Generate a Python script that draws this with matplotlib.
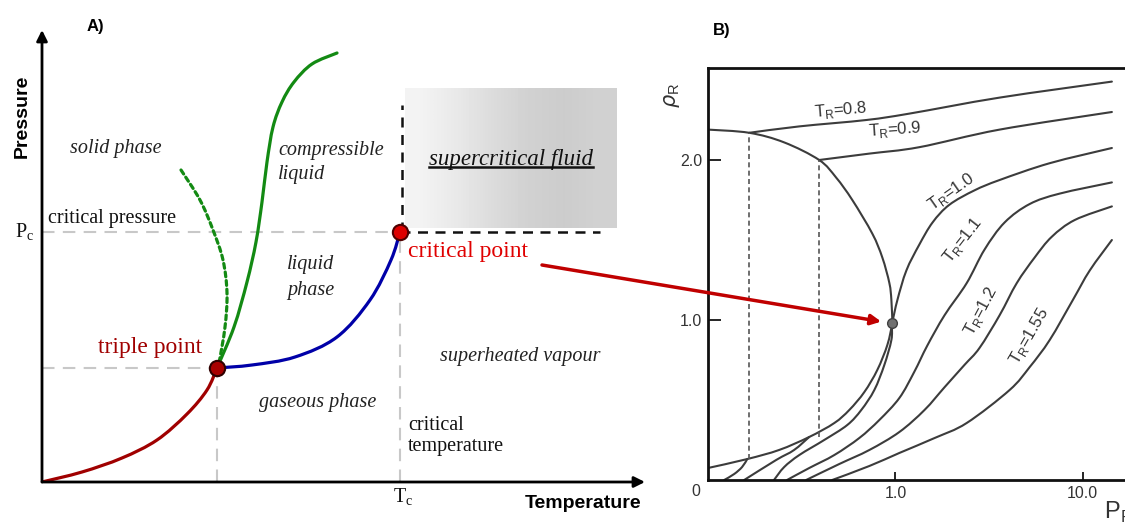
import numpy as np
import matplotlib
matplotlib.use("Agg")
import matplotlib.pyplot as plt
from matplotlib.patches import ConnectionPatch, PathPatch
from matplotlib.path import Path
from matplotlib.ticker import NullLocator

OUT = "out.png"
SERIF = "Liberation Serif"
SANS = "Liberation Sans"

# ---------------- panel A: schematic P-T diagram (arbitrary units) ----------------
A_XMAX, A_YMAX = 603, 452
TRIPLE = (175, 114)
CRIT = (358, 250)

sub_T = [0, 40, 80, 115, 145, 165, 175]
sub_P = [0, 10, 24, 42, 68, 92, 114]
vap_T = [175, 210, 253, 295, 328, 349, 358]
vap_P = [114, 117, 125, 145, 182, 222, 250]
melt_T = [175, 192, 205, 214, 220, 225, 231, 240, 252, 270, 295]
melt_P = [114, 155, 200, 240, 280, 320, 355, 380, 400, 418, 429]
melt_anom_T = [139, 158, 171, 181, 185, 183, 177, 175]
melt_anom_P = [312, 282, 252, 222, 189, 155, 119, 114]

sc_box = [363, 575, 254, 394]          # T0, T1, P0, P1 of the shaded region
sc_shades = [0.95, 0.91, 0.86, 0.82, 0.80, 0.82]
sc_dash_top = 377
sc_dash_right = 558

# ---------------- panel B: reduced density vs reduced pressure ----------------
dome_liq_P = [0.1, 0.166, 0.255, 0.392, 0.483, 0.589, 0.753, 0.852, 0.929, 0.952, 0.964]
dome_liq_rho = [2.19, 2.17, 2.11, 2.00, 1.89, 1.75, 1.54, 1.39, 1.23, 1.125, 0.98]
dome_vap_P = [0.964, 0.906, 0.801, 0.683, 0.568, 0.472, 0.347, 0.240, 0.162, 0.1]
dome_vap_rho = [0.98, 0.844, 0.688, 0.55, 0.438, 0.356, 0.269, 0.188, 0.131, 0.075]

t08_liq_P = [0.166, 0.307, 0.700, 1.188, 3.60, 14.3]
t08_liq_rho = [2.17, 2.21, 2.25, 2.29, 2.39, 2.49]
t08_vap_P = [0.122, 0.138, 0.152, 0.162]
t08_vap_rho = [0.0, 0.0375, 0.081, 0.131]

t09_liq_P = [0.392, 0.726, 1.34, 3.60, 14.3]
t09_liq_rho = [2.00, 2.04, 2.08, 2.19, 2.30]
t09_vap_P = [0.156, 0.231, 0.288, 0.347]
t09_vap_rho = [0.0, 0.125, 0.1875, 0.269]

t10_P = [0.225, 0.255, 0.307, 0.417, 0.554, 0.658, 0.772, 0.873, 0.952, 0.964,
         1.025, 1.145, 1.34, 1.58, 1.94, 2.64, 3.60, 6.66, 14.3]
t10_rho = [0.0, 0.081, 0.156, 0.25, 0.344, 0.438, 0.5625, 0.719, 0.875, 0.98,
           1.125, 1.31, 1.47, 1.61, 1.72, 1.81, 1.875, 1.98, 2.075]
t11_P = [0.264, 0.347, 0.472, 0.642, 0.821, 1.05, 1.26, 1.48, 1.83, 2.40,
         2.99, 3.83, 5.21, 7.53, 14.3]
t11_rho = [0.0, 0.075, 0.156, 0.2625, 0.375, 0.5125, 0.675, 0.84, 1.03, 1.23,
           1.44, 1.61, 1.725, 1.79, 1.86]
t12_P = [0.334, 0.502, 0.726, 1.05, 1.43, 1.83, 2.34, 2.81, 3.60, 4.44,
         5.53, 6.83, 9.06, 14.3]
t12_rho = [0.0, 0.1, 0.1875, 0.3, 0.4375, 0.58, 0.72, 0.825, 1.03, 1.23,
           1.39, 1.52, 1.625, 1.71]
t155_P = [0.460, 0.726, 1.05, 1.62, 2.40, 4.07, 5.21, 6.66, 8.85, 10.9, 14.3]
t155_rho = [0.0, 0.0875, 0.169, 0.2625, 0.356, 0.5625, 0.706, 0.875, 1.125, 1.31, 1.5]

crit_B = (0.964, 0.98)
tie_lines = [(0.166, 0.131, 2.17), (0.392, 0.269, 2.00)]

tr_labels = ["0.8", "0.9", "1.0", "1.1", "1.2", "1.55"]
tr_label_P = [0.508, 1.0, 1.99, 2.28, 2.88, 5.21]
tr_label_rho = [2.31, 2.19, 1.80, 1.50, 1.056, 0.90]
tr_label_rot = [5, 4, 35, 52, 62, 60]


def smooth_path(xs, ys, logx=False):
    # Catmull-Rom through the read points, drawn as cubic Bezier segments
    x = np.log10(xs) if logx else np.asarray(xs, float)
    y = np.asarray(ys, float)
    pts = np.column_stack([x, y])
    ext = np.vstack([pts[0], pts, pts[-1]])
    verts = [pts[0]]
    codes = [Path.MOVETO]
    for i in range(1, len(ext) - 2):
        p0, p1, p2, p3 = ext[i - 1], ext[i], ext[i + 1], ext[i + 2]
        verts += [p1 + (p2 - p0) / 6, p2 - (p3 - p1) / 6, p2]
        codes += [Path.CURVE4] * 3
    verts = np.array(verts)
    if logx:
        verts[:, 0] = 10 ** verts[:, 0]
    return Path(verts, codes)


def curve(ax, xs, ys, logx=False, **kw):
    ax.add_patch(PathPatch(smooth_path(xs, ys, logx), fill=False, capstyle="round", **kw))


def main():
    fig = plt.figure(figsize=(11.25, 5.24), dpi=100)

    # ---- panel A ----
    axA = fig.add_axes([42 / 1125, 42 / 524, 603 / 1125, 452 / 524])
    axA.set_xlim(0, A_XMAX)
    axA.set_ylim(0, A_YMAX)
    axA.axis("off")

    x0, x1, y0, y1 = sc_box
    axA.imshow(np.array([sc_shades]), cmap="gray", vmin=0, vmax=1,
               extent=[x0, x1, y0, y1], aspect="auto", interpolation="bilinear", zorder=0)
    axA.set_xlim(0, A_XMAX)
    axA.set_ylim(0, A_YMAX)

    grey = dict(color="#c8c8c8", lw=1.5, dashes=(6, 4), zorder=1)
    axA.plot([0, TRIPLE[0]], [TRIPLE[1], TRIPLE[1]], **grey)
    axA.plot([TRIPLE[0], TRIPLE[0]], [0, TRIPLE[1]], **grey)
    axA.plot([0, CRIT[0]], [CRIT[1], CRIT[1]], **grey)
    axA.plot([CRIT[0], CRIT[0]], [0, CRIT[1]], **grey)

    blk = dict(color="#111111", lw=1.8, dashes=(4, 3), zorder=2)
    axA.plot([CRIT[0] + 2, CRIT[0] + 2], [CRIT[1], sc_dash_top], **blk)
    axA.plot([CRIT[0], sc_dash_right], [CRIT[1], CRIT[1]], **blk)

    curve(axA, sub_T, sub_P, edgecolor="#a00000", lw=2.3, zorder=3)
    curve(axA, vap_T, vap_P, edgecolor="#0000a8", lw=2.3, zorder=3)
    curve(axA, melt_T, melt_P, edgecolor="#138a13", lw=2.3, zorder=3)
    curve(axA, melt_anom_T, melt_anom_P, edgecolor="#138a13", lw=2.3,
          linestyle=(0, (1.5, 1.2)), zorder=3)

    axA.plot(*TRIPLE, "o", ms=11, mfc="#a80000", mec="#300000", mew=1.5, zorder=5, clip_on=False)
    axA.plot(*CRIT, "o", ms=11, mfc="#dd0000", mec="#500000", mew=1.5, zorder=5, clip_on=False)

    arr = dict(arrowstyle="-|>", color="black", lw=2, mutation_scale=16, shrinkA=0, shrinkB=0)
    axA.annotate("", xy=(A_XMAX, 0), xytext=(0, 0), arrowprops=arr, annotation_clip=False)
    axA.annotate("", xy=(0, A_YMAX), xytext=(0, 0), arrowprops=arr, annotation_clip=False)

    it = dict(family=SERIF, style="italic", fontsize=14.5, color="#222222")
    rg = dict(family=SERIF, fontsize=14.5, color="#111111")
    axA.text(74, 333, "solid phase", ha="center", va="center", **it)
    axA.text(236, 332, "compressible", ha="left", va="center", **it)
    axA.text(236, 307, "liquid", ha="left", va="center", **it)
    axA.text(269, 217, "liquid", ha="center", va="center", **it)
    axA.text(269, 192, "phase", ha="center", va="center", **it)
    axA.text(276, 80, "gaseous phase", ha="center", va="center", **it)
    axA.text(478, 126, "superheated vapour", ha="center", va="center", **it)
    axA.text(6, 264, "critical pressure", ha="left", va="center", **rg)
    axA.text(366, 57, "critical", ha="left", va="center", **rg)
    axA.text(366, 35, "temperature", ha="left", va="center", **rg)
    axA.text(-17, CRIT[1], r"P$_\mathregular{c}$", ha="center", va="center", **rg)
    axA.text(CRIT[0] + 3, -15, r"T$_\mathregular{c}$", ha="center", va="center", **rg)
    axA.text(108, 135, "triple point", ha="center", va="center",
             family=SERIF, fontsize=17, color="#a00000")
    axA.text(366, 231, "critical point", ha="left", va="center",
             family=SERIF, fontsize=17, color="#e00000")
    sc = axA.text(469, 317, "supercritical fluid", ha="center", va="baseline",
                  family=SERIF, style="italic", fontsize=16.5, color="#111111")

    fig.text(95 / 1125, 1 - 26 / 524, "A)", family=SANS, weight="bold", fontsize=12,
             ha="center", va="center")
    fig.text(722 / 1125, 1 - 30 / 524, "B)", family=SANS, weight="bold", fontsize=12,
             ha="center", va="center")
    fig.text(22 / 1125, 1 - 116 / 524, "Pressure", family=SANS, weight="bold",
             fontsize=14, rotation=90, ha="center", va="center")
    fig.text(583 / 1125, 1 - 503 / 524, "Temperature", family=SANS, weight="bold",
             fontsize=14, ha="center", va="center")

    # ---- panel B ----
    axB = fig.add_axes([708 / 1125, 44 / 524, 432 / 1125, 412 / 524])
    axB.set_xscale("log")
    axB.set_xlim(0.1, 20.2)
    axB.set_ylim(0, 2.575)
    for s in ("left", "top", "bottom"):
        axB.spines[s].set_linewidth(2)
        axB.spines[s].set_color("#111111")
    axB.spines["right"].set_visible(False)

    axB.set_xticks([1, 10])
    axB.set_xticklabels(["1.0", "10.0"])
    axB.xaxis.set_minor_locator(NullLocator())
    axB.set_yticks([1, 2])
    axB.set_yticklabels(["1.0", "2.0"])
    axB.tick_params(axis="x", direction="in", length=6, width=1.2, pad=4,
                    labelsize=11.5, labelcolor="#333333")
    axB.tick_params(axis="y", direction="in", length=9, width=1.2, pad=4,
                    labelsize=11.5, labelcolor="#333333")
    for lab in axB.get_xticklabels() + axB.get_yticklabels():
        lab.set_family(SANS)
    axB.annotate("0", xy=(0, 0), xycoords="axes fraction", xytext=(-9, -3),
                 textcoords="offset points", ha="center", va="top",
                 family=SANS, fontsize=11.5, color="#333333")

    lc = dict(edgecolor="#3c3c3c", lw=1.5)
    curve(axB, dome_liq_P, dome_liq_rho, logx=True, **lc)
    curve(axB, dome_vap_P, dome_vap_rho, logx=True, **lc)
    curve(axB, t08_liq_P, t08_liq_rho, logx=True, **lc)
    curve(axB, t08_vap_P, t08_vap_rho, logx=True, **lc)
    curve(axB, t09_liq_P, t09_liq_rho, logx=True, **lc)
    curve(axB, t09_vap_P, t09_vap_rho, logx=True, **lc)
    curve(axB, t10_P, t10_rho, logx=True, **lc)
    curve(axB, t11_P, t11_rho, logx=True, **lc)
    curve(axB, t12_P, t12_rho, logx=True, **lc)
    curve(axB, t155_P, t155_rho, logx=True, **lc)
    for p, lo, hi in tie_lines:
        axB.plot([p, p], [lo, hi], color="#555555", lw=1.2, dashes=(3, 2))
    axB.plot(*crit_B, "o", ms=7, mfc="#707070", mec="#404040", mew=1)

    for lab, p, r, rot in zip(tr_labels, tr_label_P, tr_label_rho, tr_label_rot):
        axB.text(p, r, r"T$_\mathregular{R}$=" + lab, rotation=rot, ha="center", va="center",
                 family=SANS, fontsize=12, color="#333333", rotation_mode="anchor")

    fig.text(672 / 1125, 1 - 95 / 524, r"$\rho_\mathregular{R}$", rotation=90,
             fontsize=15, color="#333333", ha="center", va="center", family=SANS)
    fig.text(1104 / 1125, 1 - 512 / 524, r"P$_\mathregular{R}$", fontsize=17,
             color="#333333", ha="left", va="center", family=SANS)

    # arrow from the critical point label to the critical point in panel B
    con = ConnectionPatch(xyA=(500, 217), coordsA=axA.transData,
                          xyB=(0.84, 0.99), coordsB=axB.transData,
                          arrowstyle="-|>", color="#c00000", lw=2.5,
                          mutation_scale=15, shrinkA=0, shrinkB=0, zorder=10)
    fig.add_artist(con)

    # underline the supercritical fluid label
    fig.canvas.draw()
    bb = sc.get_window_extent()
    inv = axA.transData.inverted()
    (ux0, _), (ux1, _) = inv.transform([(bb.x0, bb.y0), (bb.x1, bb.y0)])
    axA.plot([ux0, ux1], [315, 315], color="#111111", lw=1.8, zorder=4)

    fig.savefig(OUT, dpi=100)
    plt.close(fig)


if __name__ == "__main__":
    main()
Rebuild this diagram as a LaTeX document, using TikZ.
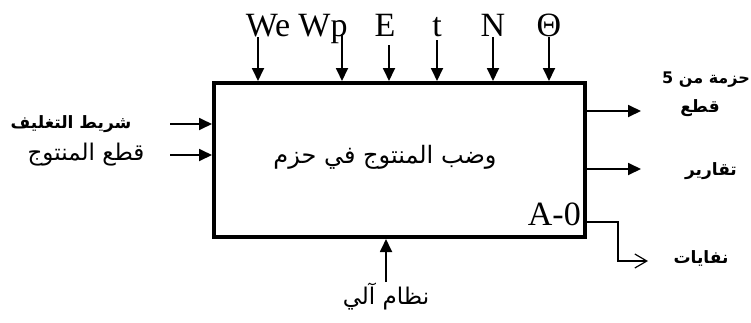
\documentclass[tikz,border=0pt]{standalone}
\usepackage{fontspec}
\setmainfont{Liberation Serif}
\newfontfamily\arabicfont[Script=Arabic]{DejaVu Sans}
\TeXXeTstate=1
\usetikzlibrary{arrows.meta}
\tikzset{
  flow/.style={line width=1.8pt,-{Triangle[length=13pt,width=12pt]}},
  openflow/.style={line width=1.2pt,-{Straight Barb[length=12pt,width=14pt,line width=1.2pt]}},
  lat/.style={font=\fontsize{34}{36}\selectfont,inner sep=0pt,anchor=base},
  arb/.style={font=\arabicfont\fontsize{22}{26}\selectfont,inner sep=0pt},
  arbb/.style={font=\arabicfont\bfseries\fontsize{17}{20}\selectfont,inner sep=0pt,align=center},
}
\begin{document}
\begin{tikzpicture}[x=1pt,y=-1pt]
\useasboundingbox (0,0) rectangle (751,322);
\node[draw,line width=4pt,minimum width=371pt,minimum height=154pt,inner sep=0pt] (box) at (399.5,160) {};
\node[font=\arabicfont\fontsize{24}{28}\selectfont,inner sep=0pt] (title) at (385,157) {\beginR وضب المنتوج في حزم\endR};
\node[lat,anchor=base east] (a0) at (581,225) {A-0};
% top controls
\node[lat] (we) at (268,36) {We};
\node[lat] (wp) at (323,36) {Wp};
\node[lat] (e) at (385,36) {E};
\node[lat] (t) at (437,36) {t};
\node[lat] (n) at (493,36) {N};
\node[lat] (th) at (549,36) {Θ};
\coordinate (cwe) at (258,37);
\coordinate (cwp) at (342,34);
\coordinate (ce) at (389,45);
\coordinate (ct) at (437,40);
\coordinate (cn) at (493,37);
\coordinate (cth) at (549,37);
\foreach \c in {cwe,cwp,ce,ct,cn,cth}{\draw[flow] (\c) -- (\c |- box.north);}
% left inputs
\node[arbb] (in1) at (71,124) {\beginR شريط التغليف\endR};
\node[arb,font=\arabicfont\fontsize{23}{26}\selectfont] (in2) at (86,155) {\beginR قطع المنتوج\endR};
\coordinate (cin1) at (170,124);
\coordinate (cin2) at (170,155);
\draw[flow] (cin1) -- (cin1 -| box.west);
\draw[flow] (cin2) -- (cin2 -| box.west);
% bottom mechanism
\node[arb,font=\arabicfont\fontsize{23}{26}\selectfont] (mech) at (386,297) {\beginR نظام آلي\endR};
\coordinate (cm) at (386,282);
\draw[flow] (cm) -- (cm |- box.south);
% right outputs
\node[arbb,font=\arabicfont\bfseries\fontsize{16}{20}\selectfont] (out1a) at (706,80) {\beginR حزمة من 5\endR};
\node[arbb] (out1b) at (700,108) {\beginR قطع\endR};
\node[arbb] (out2) at (711,171) {\beginR تقارير\endR};
\node[arbb] (out3) at (701,258) {\beginR نفايات\endR};
\coordinate (co1) at (641,111);
\coordinate (co2) at (641,169);
\coordinate (cw) at (618,222);
\coordinate (co3) at (648,261);
\draw[flow] (co1 -| box.east) -- (co1);
\draw[flow] (co2 -| box.east) -- (co2);
\draw[openflow] (cw -| box.east) -- (cw) |- (co3);
\end{tikzpicture}
\end{document}
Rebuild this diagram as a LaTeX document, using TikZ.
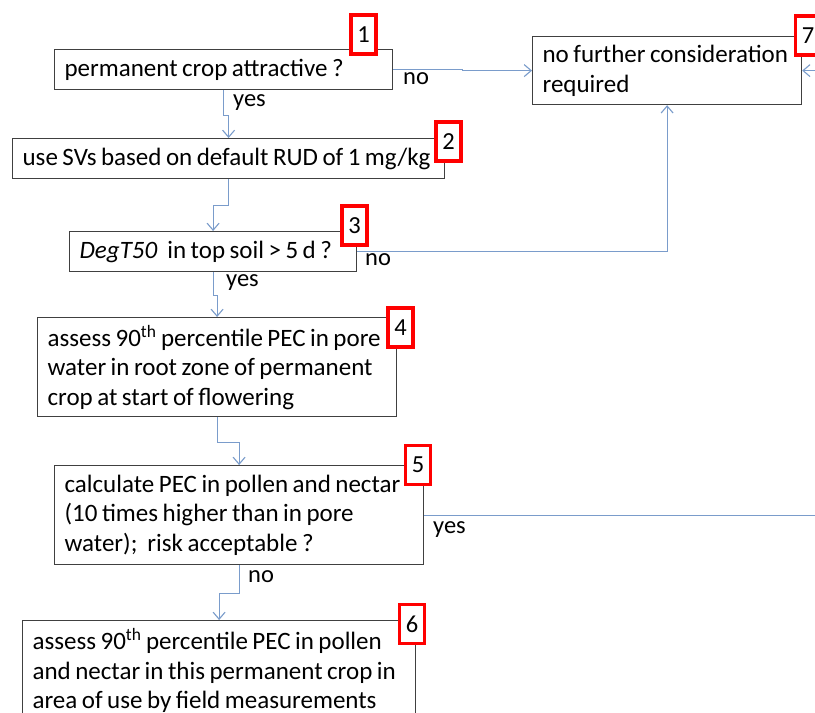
\documentclass[tikz,border=0pt]{standalone}
\usepackage{fontspec}
\setmainfont{Carlito}
\usetikzlibrary{arrows.meta,calc}
\definecolor{conn}{HTML}{7A9CCB}
\definecolor{boxline}{HTML}{404040}
\tikzset{
  box/.style={draw=boxline, line width=1.2pt, fill=white, anchor=north west, inner xsep=10pt, inner ysep=0pt, align=left, font=\fontsize{25}{29.5}\selectfont, execute at begin node={\spaceskip=4.5pt\relax\xspaceskip=4.5pt\relax}},
  tag/.style={draw=red, line width=3.6pt, fill=white, minimum width=25pt, minimum height=39pt, inner sep=0pt, font=\fontsize{24.5}{26}\selectfont},
  conn/.style={draw=conn, line width=1.1pt, -{Straight Barb[length=7pt,width=12pt]}},
  lab/.style={anchor=west, inner sep=0pt, font=\fontsize{24.5}{26}\selectfont}
}
\begin{document}
\begin{tikzpicture}[x=1pt,y=-1pt]
\useasboundingbox (0,0) rectangle (815,713);
\clip (0,0) rectangle (815,713);
\fill[white] (0,0) rectangle (815,713);
% boxes
\node[box, text width=318pt, minimum height=40pt] (b1) at (54,49) {\mbox{permanent crop attractive ?}};
\node[box, text width=412pt, minimum height=40pt] (b2) at (12,138) {\mbox{use SVs based on default RUD of 1 mg/kg}};
\node[box, text width=267pt, minimum height=40pt] (b3) at (69,231) {\mbox{\textit{DegT50}\hspace{10pt}in top soil > 5 d ?}};
\node[box, text width=339pt, minimum height=99pt] (b4) at (37,317) {\mbox{assess 90\textsuperscript{th}\hspace{4.5pt}percentile PEC in pore}\\\mbox{water in root zone of permanent}\\\mbox{crop at start of flowering}};
\node[box, text width=349pt, minimum height=99pt] (b5) at (54,465) {\mbox{calculate PEC in pollen and nectar}\\\mbox{(10 times higher than in pore}\\\mbox{water);\hspace{10pt}risk acceptable ?}};
\node[box, text width=373pt, minimum height=100pt] (b6) at (22,620) {\mbox{assess 90\textsuperscript{th}\hspace{4.5pt}percentile PEC in pollen}\\\mbox{and nectar in this permanent crop in}\\\mbox{area of use by field measurements}};
\node[box, text width=249pt, minimum height=68pt] (b7) at (532,36) {\mbox{no further consideration}\\\mbox{required}};
% tags
\node[tag] (t1) at (363.5,34.5) {1};
\node[tag] (t2) at (448.5,141.5) {2};
\node[tag] (t3) at (354.5,225.5) {3};
\node[tag] (t4) at (400.5,327.5) {4};
\node[tag] (t5) at (418,465) {5};
\node[tag] (t6) at (412,624) {6};
\node[tag] (t7) at (808,35.5) {7};
% connectors
\coordinate (r) at (840,0);
\draw[conn] (b1.south) -- ++(0,25) -| (b2.north);
\draw[conn] (b2.south) -- ++(0,26) -| (b3.north);
\draw[conn] (b3.south) -- ++(0,23) -| (b4.north);
\draw[conn] (b4.south) -- ++(0,25) -| (b5.north);
\draw[conn] (b5.south) -- ++(0,28) -| (b6.north);
\draw[conn] (b1.east) -- ++(69,0) |- (b7.west);
\draw[conn] (b3.east) -| (b7.south);
\draw[conn] (b5.east) -- (b5.east -| r) -- (b7.east -| r) -- (b7.east);
% labels
\node[lab] (l1) at (233,103) {yes};
\node[lab] (l2) at (403,79) {no};
\node[lab] (l3) at (365,260) {no};
\node[lab] (l4) at (226,283) {yes};
\node[lab] (l5) at (433,530) {yes};
\node[lab] (l6) at (248,577) {no};
\end{tikzpicture}
\end{document}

•••

> _REQUIREMENTS_
Please give again the entries word for word, starting at the first line and ending with the line that contains "CRIT = (358, 250)"; include both of those lines but none of the pictures.

> _ANSWER BELOW_
Generate a Python script that draws this with matplotlib.
import numpy as np
import matplotlib
matplotlib.use("Agg")
import matplotlib.pyplot as plt
from matplotlib.patches import ConnectionPatch, PathPatch
from matplotlib.path import Path
from matplotlib.ticker import NullLocator

OUT = "out.png"
SERIF = "Liberation Serif"
SANS = "Liberation Sans"

# ---------------- panel A: schematic P-T diagram (arbitrary units) ----------------
A_XMAX, A_YMAX = 603, 452
TRIPLE = (175, 114)
CRIT = (358, 250)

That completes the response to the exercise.